Kermit Gosnell | |
---|---|
Born |
Kermit Barron Gosnell February 9, 1941 Philadelphia, Pennsylvania, U.S. |
Criminal charge |
|
Criminal penalty | Life without parole plus 30 years |
Criminal status | In custody at SCI Huntingdon |
Spouse(s) | Pearl Gosnell |
Children | 6 |
Conviction(s) | Convicted on 3 counts of first-degree murder, 1 count involuntary manslaughter, pled guilty to federal charges |
Killings | |
Victims | Convicted on four state counts, hundreds of similar incidents reported |
Country | United States of America |
State(s) | Pennsylvania |
Kermit Barron Gosnell (born February 9, 1941) is an American former abortion-provider who was convicted of murdering three infants who were born alive during attempted abortion procedures.
Gosnell owned and operated the Women's Medical Society clinic in Philadelphia, Pennsylvania and he was a prolific prescriber of OxyContin. In 2011, Gosnell and various co-defendant employees were charged with eight counts of murder, 24 felony counts of performing illegal abortions beyond the state of Pennsylvania’s 24-week time limit, and 227 misdemeanor counts of violating the 24-hour informed consent law. The murder charges related to an adult patient, Karnamaya Mongar, who died following an abortion procedure, and seven newborns said to have been killed by having their spinal cords severed with scissors after being born alive during attempted abortions. In May 2013, Gosnell was convicted of first degree murder in the deaths of three of the infants and involuntary manslaughter in the death of Karnamaya Mongar. Gosnell was also convicted of 21 felony counts of illegal late-term abortion, and 211 counts of violating the 24-hour informed consent law. After his conviction, Gosnell waived his right to appeal in exchange for an agreement not to seek the death penalty. He was sentenced instead to life in prison without the possibility of parole.

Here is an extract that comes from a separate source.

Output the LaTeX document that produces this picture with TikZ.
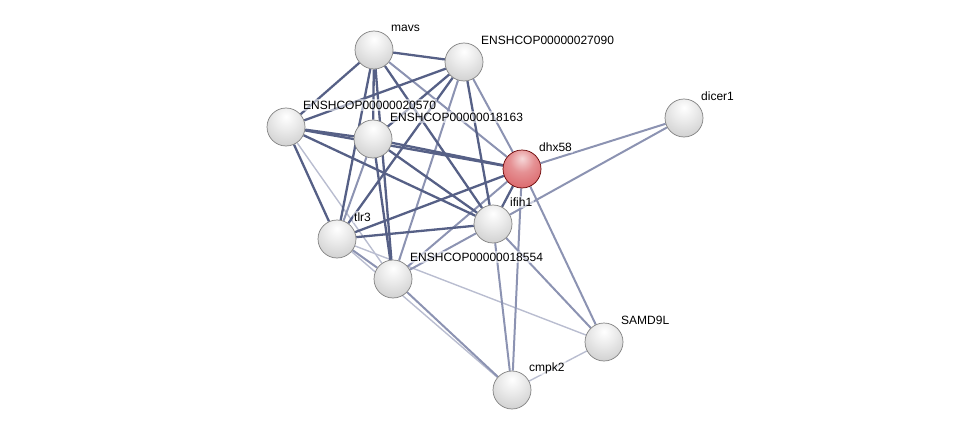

Kermit Gosnell was born on February 9, 1941, in Philadelphia, the only child of a gas station operator and a government clerk in an African-American family. He was a top student at the city's Central High School from which he graduated in 1959. Gosnell graduated from Dickinson College in Carlisle, PA with a bachelor's degree. Gosnell received his medical degree at the Jefferson Medical School in 1966. It has been reported that he spent four decades practising medicine among the poor, including opening the Mantua Halfway House, a rehab clinic for drug addicts in the impoverished Mantua neighborhood of West Philadelphia near where he grew up, and a teen aid program. He became an early proponent of abortion rights in the 1960s and 1970s and, in 1972, he returned from a stint in New York City to open up an abortion clinic on Lancaster Avenue in Mantua. Gosnell told a Philadelphia Inquirer reporter in October 1972: "as a physician, I am very concerned about the sanctity of life. But it is for this precise reason that I provide abortions for women who want and need them".